You will marvel at this gorgeous building with its four-ton statue of Mary between the spires, its two 40-meter-tall bell towers and its exquisite reliefs in the porch.
The church is a place of worship. It was sculpted and built so magnificently, however, that it makes everyone simply stand and marvel at the wonderful architecture.
Revert to the Letter-Writing Era — the Central Post Office
Recommended length of visit: half-an-hour to an hour
When did you last write a letter with pen and paper? Before humanity entered the digital age? When you walk into this hundred-year-old office, you can’t help feeling like picking up your pen again.
The Central Post Office was designed by a French architect and built between 1886 and 1891. It is a grand and classic building.

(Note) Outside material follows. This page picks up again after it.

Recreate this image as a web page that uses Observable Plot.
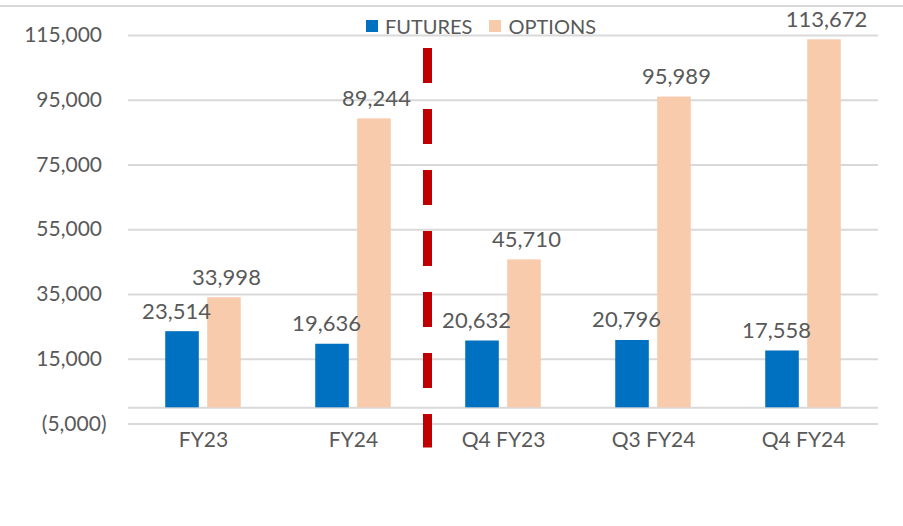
<!DOCTYPE html>
<html>
<head>
<meta charset="utf-8">
<script src="https://cdn.jsdelivr.net/npm/d3@7"></script>
<script src="https://cdn.jsdelivr.net/npm/@observablehq/plot@0.6"></script>
<style>
  html, body { margin: 0; padding: 0; background: #fff; }
  #wrap { position: relative; width: 903px; height: 526px; font-family: Lato, "Open Sans", sans-serif; color: #595959; }
  #topline { position: absolute; left: 0; top: 5px; width: 903px; border-top: 2px solid #d9d9d9; }
  #legend { position: absolute; left: 366px; top: 16px; display: flex; align-items: center; font-size: 20px; line-height: 20px; z-index: 2; }
  .item { display: flex; align-items: center; margin-right: 17px; }
  .sw { width: 12px; height: 12px; margin-right: 7px; }
  #chart svg { display: block; }
</style>
</head>
<body>
<div id="wrap">
  <div id="topline"></div>
  <div id="legend"></div>
  <div id="chart"></div>
</div>
<script>
const categories = ["FY23", "FY24", "Q4 FY23", "Q3 FY24", "Q4 FY24"];
const series = ["FUTURES", "OPTIONS"];
const futures = [23514, 19636, 20632, 20796, 17558];
const options = [33998, 89244, 45710, 95989, 113672];
const seriesColors = ["#0070C0", "#F8CBAD"];
const yTicks = [-5000, 15000, 35000, 55000, 75000, 95000, 115000];
const dividerCategory = "Q4 FY23";
const dividerTop = 111000;
const dividerBottom = -12400;

const rows = [];
categories.forEach((c, i) => {
  rows.push({cat: c, series: "FUTURES", value: futures[i]});
  rows.push({cat: c, series: "OPTIONS", value: options[i]});
});

const W = 903, H = 526, mL = 128, mR = 25, mT = 35, mB = 102.5;
const pInner = 0.2, pOuter = 0.887;
const step = (W - mL - mR) / categories.length;
const inner = d3.scaleBand(series, [0, step]).paddingInner(pInner).paddingOuter(pOuter);
const dividerDx = -(inner("FUTURES") + inner.bandwidth() / 2) - 1;

const fmt = d3.format(",");
const yFmt = d => d < 0 ? `(${fmt(-d)})` : fmt(d) + "\u2008";

// legend
const legend = document.getElementById("legend");
series.forEach((s, i) => {
  const it = document.createElement("div");
  it.className = "item";
  const sw = document.createElement("div");
  sw.className = "sw";
  sw.style.background = seriesColors[i];
  const tx = document.createElement("span");
  tx.textContent = s;
  it.appendChild(sw); it.appendChild(tx);
  legend.appendChild(it);
});

const plot = Plot.plot({
  width: W,
  height: H,
  marginLeft: mL,
  marginRight: mR,
  marginTop: mT,
  marginBottom: mB,
  style: {fontFamily: "Lato, 'Open Sans', sans-serif", fontSize: "21px", color: "#595959", background: "transparent", overflow: "visible"},
  fx: {domain: categories, padding: 0, axis: "bottom", tickSize: 0, tickPadding: 8, label: null},
  x: {domain: series, paddingInner: pInner, paddingOuter: pOuter, round: false, axis: null},
  y: {domain: [-5000, 115000], ticks: yTicks, tickSize: 0, tickPadding: 22, tickFormat: yFmt, label: null},
  color: {domain: series, range: seriesColors},
  marks: [
    Plot.ruleY([...yTicks, 0], {stroke: "#d9d9d9", strokeWidth: 2}),
    Plot.barY(rows, {fx: "cat", x: "series", y: "value", fill: "series"}),
    Plot.text(rows.filter(d => d.series === "FUTURES"), {fx: "cat", x: "series", y: "value", text: d => fmt(d.value), lineAnchor: "bottom", dy: -13, dx: -6, fontSize: 22, fill: "#595959"}),
    Plot.text(rows.filter(d => d.series === "OPTIONS"), {fx: "cat", x: "series", y: "value", text: d => fmt(d.value), lineAnchor: "bottom", dy: -13, dx: 2, fontSize: 22, fill: "#595959"}),
    Plot.ruleX([{cat: dividerCategory, series: "FUTURES", top: dividerTop, bottom: dividerBottom}], {fx: "cat", x: "series", y1: "top", y2: "bottom", dx: dividerDx, stroke: "#C00000", strokeWidth: 9, strokeDasharray: "35,26"})
  ]
});
document.getElementById("chart").appendChild(plot);
</script>
</body>
</html>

Many details will impress: the carved wooden telephone booths, a magnificent tiled floor, fascinating historical maps of South Vietnam, Saigon and Cholon (a suburb of Saigon) on the walls, and barrel-vaulted halls.

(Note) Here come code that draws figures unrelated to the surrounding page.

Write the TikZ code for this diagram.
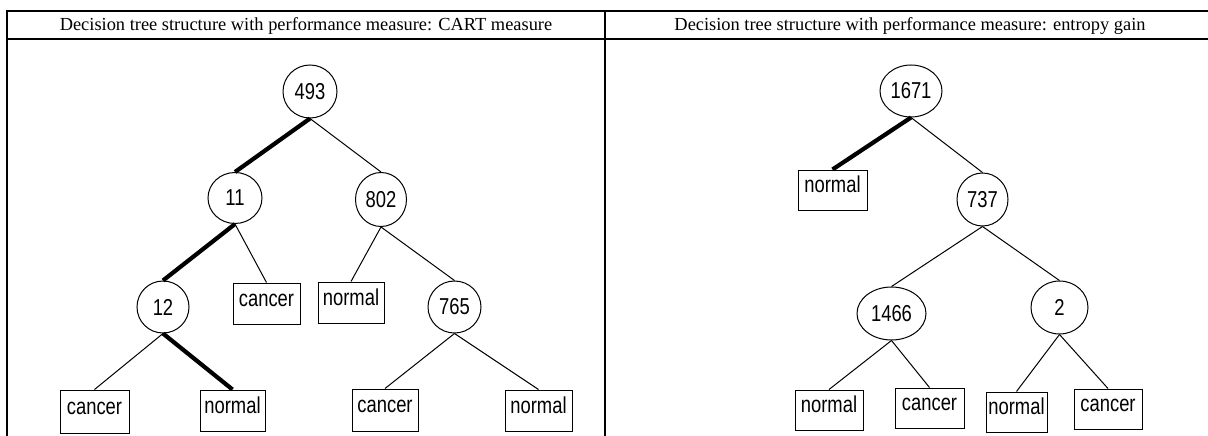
\documentclass[tikz,border=0pt]{standalone}
\usepackage{fontspec}
\usetikzlibrary{shapes.geometric}
\newfontfamily\hdrfont{Liberation Serif}
\newfontfamily\nodefont[FakeStretch=0.8]{Liberation Sans}
\tikzset{
  frameline/.style={line width=2.4pt, black},
  hdr/.style={anchor=base, inner sep=0pt, font=\hdrfont\fontsize{18.4}{20}\selectfont},
  circnode/.style={draw, ellipse, line width=1pt, inner sep=0pt, minimum width=53pt, minimum height=52pt, font=\nodefont\fontsize{23}{25}\selectfont},
  leafbox/.style={draw, rectangle, line width=1pt, inner sep=0pt, minimum width=67pt, minimum height=41pt, text height=10pt, text depth=5pt, font=\nodefont\fontsize{23}{25}\selectfont},
  thinedge/.style={line width=1pt},
  thickedge/.style={line width=4.2pt}
}
\begin{document}
\begin{tikzpicture}[x=1pt,y=-1pt]
\useasboundingbox (0,0) rectangle (1208,436);
% table frame
\draw[frameline] (7,440) -- (7,11) -- (1215,11);
\draw[frameline] (6,39) -- (1215,39);
\draw[frameline] (605,11) -- (605,440);
\node[hdr] (h1) at (306,30.7) {Decision tree structure with performance measure: CART measure};
\node[hdr] (h2) at (910,30.7) {Decision tree structure with performance measure: entropy gain};
% left tree
\node[circnode, minimum width=54pt, minimum height=53pt] (a493) at (310,91.5) {493};
\node[circnode, minimum width=54pt, minimum height=51pt] (a11) at (235,198) {11};
\node[circnode, minimum width=51pt, minimum height=54pt] (a802) at (381,199.5) {802};
\node[circnode, minimum width=52pt] (a12) at (163,307) {12};
\node[leafbox] (ac1) at (266.5,303.5) {cancer};
\node[leafbox, minimum width=66pt] (an1) at (351,302.5) {normal};
\node[circnode] (a765) at (454.5,307) {765};
\node[leafbox, minimum width=69pt, minimum height=43pt] (ac2) at (94.5,411.5) {cancer};
\node[leafbox, minimum width=65pt] (an2) at (232.5,410.5) {normal};
\node[leafbox, minimum width=66pt, minimum height=42pt] (ac3) at (385,410) {cancer};
\node[leafbox] (an3) at (538.5,410.5) {normal};
\draw[thickedge] (a493.south) -- (a11.north);
\draw[thinedge] (a493.south) -- (a802.north);
\draw[thickedge] (a11.south) -- (a12.north);
\draw[thinedge] (a11.south) -- (ac1.north);
\draw[thinedge] (a802.south) -- (an1.north);
\draw[thinedge] (a802.south) -- (a765.north);
\draw[thinedge] (a12.south) -- (ac2.north);
\draw[thickedge] (a12.south) -- (an2.north);
\draw[thinedge] (a765.south) -- (ac3.north);
\draw[thinedge] (a765.south) -- (an3.north);
% right tree
\node[circnode, minimum width=62pt] (b1671) at (911,91) {1671};
\node[leafbox, minimum width=69pt, minimum height=40pt] (bn0) at (832.5,190) {normal};
\node[circnode, minimum width=51pt, minimum height=53pt] (b737) at (982.5,199.5) {737};
\node[circnode, minimum width=69pt, minimum height=53pt] (b1466) at (891.5,313.5) {1466};
\node[circnode, minimum width=57pt, minimum height=53pt] (b2) at (1059.5,307.5) {2};
\node[leafbox, minimum width=68pt, minimum height=40pt] (bn1) at (829,410) {normal};
\node[leafbox, minimum width=69pt, minimum height=40pt] (bc1) at (929.5,408) {cancer};
\node[leafbox, minimum width=61pt, minimum height=40pt] (bn2) at (1016.5,412) {normal};
\node[leafbox, minimum width=68pt, minimum height=40pt] (bc2) at (1108,409) {cancer};
\draw[thickedge] (b1671.south) -- (bn0.north);
\draw[thinedge] (b1671.south) -- (b737.north);
\draw[thinedge] (b737.south) -- (b1466.north);
\draw[thinedge] (b737.south) -- (b2.north);
\draw[thinedge] (b1466.south) -- (bn1.north);
\draw[thinedge] (b1466.south) -- (bc1.north);
\draw[thinedge] (b2.south) -- (bn2.north);
\draw[thinedge] (b2.south) -- (bc2.north);
\end{tikzpicture}
\end{document}
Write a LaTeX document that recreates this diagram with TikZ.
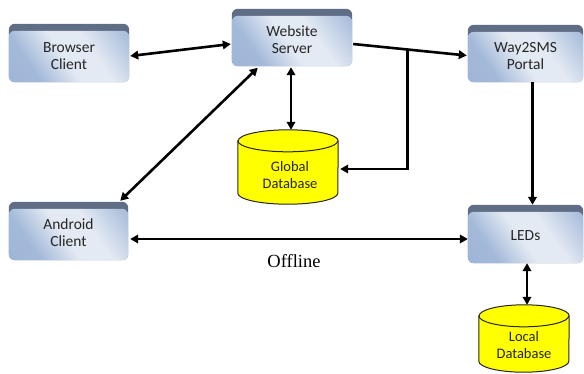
\documentclass[tikz,border=0pt]{standalone}
\usepackage{fontspec}
\setmainfont{Liberation Serif}
\newfontfamily\boxfont{Carlito}
\usetikzlibrary{arrows.meta,calc}
\definecolor{bandcol}{HTML}{5F6D85}
\definecolor{facein}{HTML}{E4EAF3}
\definecolor{faceout}{HTML}{98B1D5}
\definecolor{dbyellow}{HTML}{FFFF00}
\definecolor{txtcol}{HTML}{262626}
\pgfdeclarehorizontalshading{tierface}{100bp}{color(0bp)=(faceout); color(30bp)=(faceout!85!facein); color(48bp)=(facein); color(62bp)=(facein); color(82bp)=(faceout!75!facein); color(100bp)=(faceout)}
\tikzset{
 boxnode/.style={draw=none, inner sep=0pt, rectangle},
 boxtxt/.style={font=\boxfont\fontsize{15.5}{17}\selectfont, text=txtcol, align=center, inner sep=0pt},
 dbtxt/.style={font=\boxfont\fontsize{14.5}{17}\selectfont, text=black!85, align=center, inner sep=0pt},
 face/.style={shading=tierface, shading angle=35, rounded corners=6pt},
 band/.style={fill=bandcol, rounded corners=6pt},
 conn/.style={line width=2.6pt, black, line join=miter},
 arr/.style={conn, -{Triangle[length=8pt,width=8.5pt]}},
 dbl/.style={conn, {Triangle[length=8pt,width=8.5pt]}-{Triangle[length=8pt,width=8.5pt]}},
 dbshape/.style={fill=dbyellow, draw=black!85, line width=1pt},
 offl/.style={font=\fontsize{18.5}{20}\selectfont, inner sep=0pt}
}
% name, cx, cy, w, h, text shift, text
\newcommand{\tierbox}[7]{%
 \node[boxnode, minimum width=#4pt, minimum height=#5pt] (#1) at (#2,#3) {};
 \fill[band] (#1.north west) rectangle (#1.south east);
 \shade[face] ($(#1.north west)+(0,7)$) rectangle (#1.south east);
 \node[boxtxt] (#1-text) at ($(#1.center)+(0,#6)$) {#7};
}
% name, cx, cy, w, h, rx, ry
\newcommand{\dbcyl}[7]{%
 \node[boxnode, minimum width=#4pt, minimum height=#5pt] (#1) at (#2,#3) {};
 \filldraw[dbshape] ($(#1.north west)+(0,#7)$) -- ($(#1.south west)+(0,-#7)$)
   arc[start angle=180,end angle=360,x radius=#6pt,y radius=#7pt]
   -- ($(#1.north east)+(0,#7)$)
   arc[start angle=0,end angle=180,x radius=#6pt,y radius=#7pt] -- cycle;
 \draw[dbshape, fill=none] ($(#1.north west)+(0,#7)$) arc[start angle=180,end angle=360,x radius=#6pt,y radius=#7pt];
}
\begin{document}
\begin{tikzpicture}[x=1pt,y=-1pt]
\fill[white] (0,0) rectangle (584,373);
\path[use as bounding box] (0,0) rectangle (584,373);

\tierbox{bc}{69}{53}{120}{58}{3}{Browser\\Client}
\tierbox{ws}{292}{37.5}{120}{57}{2.5}{Website\\Server}
\tierbox{wp}{525.5}{53.5}{115}{57}{3}{Way2SMS\\Portal}
\tierbox{ac}{68.5}{231}{119}{58}{1.5}{Android\\Client}
\tierbox{led}{525.5}{234}{115}{58}{2}{LEDs}

\dbcyl{gdb}{288}{167}{100}{74}{50}{11}
\node[dbtxt] (gdb-text) at (290,175) {Global\\Database};
\dbcyl{ldb}{524}{338.5}{90}{67}{45}{11}
\node[dbtxt] (ldb-text) at (524,345) {Local\\Database};

% connectors
\draw[dbl] ($(bc.east)+(1,3)$) -- ($(ws.west)+(-1,6.5)$);
\coordinate (v1) at ($(ws.south)+(-1,1)$);
\draw[dbl] (v1) -- (v1 |- gdb.north);
\coordinate (s1) at ($(ws.east)+(1,6.5)$);
\coordinate (s2) at ($(wp.west)+(-1,2)$);
\draw[arr] (s1) -- (s2);
\coordinate (br) at ($(s1)!0.48!(s2)$);
\coordinate (g1) at ($(gdb.east)+(2,2)$);
\draw[arr] (br) |- (g1);
\draw[dbl] ($(ws.south west)+(26,1.5)$) -- ($(ac.north east)+(-8,-1)$);
\coordinate (w1) at ($(wp.south)+(7,0)$);
\draw[arr] (w1) -- (w1 |- led.north);
\coordinate (o1) at ($(ac.east)+(2,8)$);
\draw[dbl] (o1) -- (o1 -| led.west);
\coordinate (l1) at ($(led.south)+(1.5,0)$);
\draw[dbl] (l1) -- (l1 |- ldb.north);

\node[offl] (offline) at (294,261) {Offline};
\end{tikzpicture}
\end{document}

Witness a Different Life — a Mekong Cruise
Recommended length of visit: half-a-day
If you would like to experience a different Ho Chi Minh, without traffic jams, magnificent French structures, or exquisite food, how about taking a boat-ride?
Try a Mekong cruise, with fleeting boats, floating houses, and traditional Vietnamese cuisine.
On the cruise, you will visit an early-morning floating market, and see a local temple, a rice factory, and a honey factory. Watch how people harvest fruit and observe the local way of life. Enjoy local music and cuisine.
Enjoy Vietnamese Culture — the Water Puppet Theatre
Recommended length of visit: half-a-day
The Water Puppet Theatre, with a history of a thousand years, is the quintessence of Vietnamese culture.
The stage is set on water and puppets are manipulated by people who stand in the water. The show comprises seventeen short stories, each three to five minutes long. The stories are from folklore, customs and tales of Vietnam. Through this show, you can learn more about Vietnamese culture.
Be a Vietnamese Chef — Saigon Cooking Class
Fancy a cooking course in Hoi An, a street-food walk in Hanoi and a scooter tour in Saigon? The Saigon Cooking Class has got you covered.
In the morning, your guide will show you round the local market, and teach you how to select the freshest vegetables and bargain with local people.
Back in the classroom, do as instructed and you can learn to be your very own Vietnamese chef.